When we look at the events which have been transpiring in South America now for twelve or thirteen years, we find nothing to inspire better sentiments with regard to it. A time has now elapsed, since the first rising in the Spanish colonies, equal to that, which elapsed from the declaration of the American independence to the adoption of the federal constitution. And though in the rapid succession of revolutions and reports of revolutions, and in the inextricable perplexity of the contradictory accounts we are constantly receiving from South America, it is really difficult not only to learn exactly, but even to conjecture the true position of things, it may perhaps safely be affirmed, that if the return of the old regime is rendered desperate, it is not yet shown that any thing better is not hopeless. In Mexico, the revolution appears to be stationary, and in Brazil they have exchanged a viceroy for a king. In the other provinces where at times an independent organization of government has seemed to be best consolidating itself, nothing has been effected, on which it is safe to calculate as permanent. Too much time has passed to have things still in this state, were there existing in these regions the membra disjecta of liberty.
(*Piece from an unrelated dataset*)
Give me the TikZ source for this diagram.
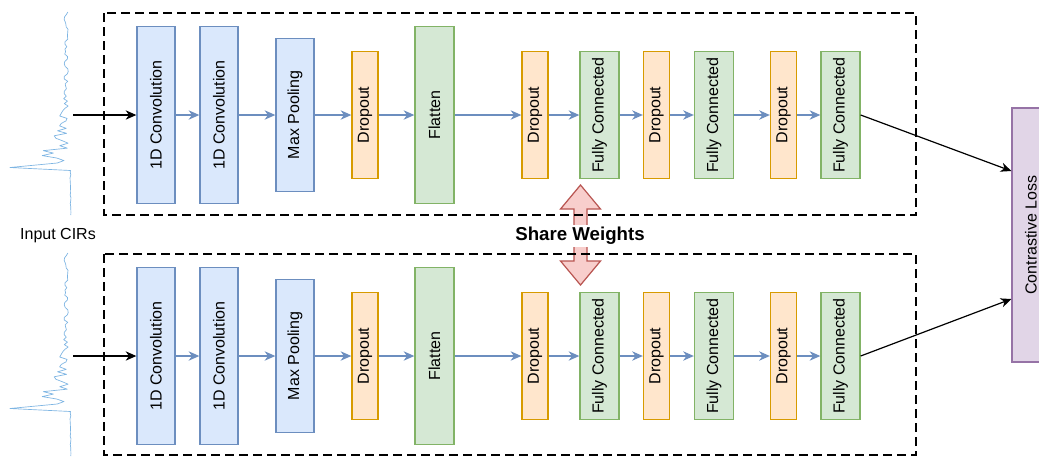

It is more than time that ferments were settled, first prejudices gotten over, and the serious difficulties which ever attend a change done away, and if there were much that is good, solid, and disinterested in the mass of the community, it is time that it disclosed and manifested itself.

We say not this reproachfully. We know many difficulties, with which they have had to struggle; and there are doubtless others which we do not know. But some of these difficulties-and those the most serious ones-are the very points in the nature of these regions, and consequent character of their inhabitants, to which we have already alluded, and which ought to make us wary of any entangling alliance with them.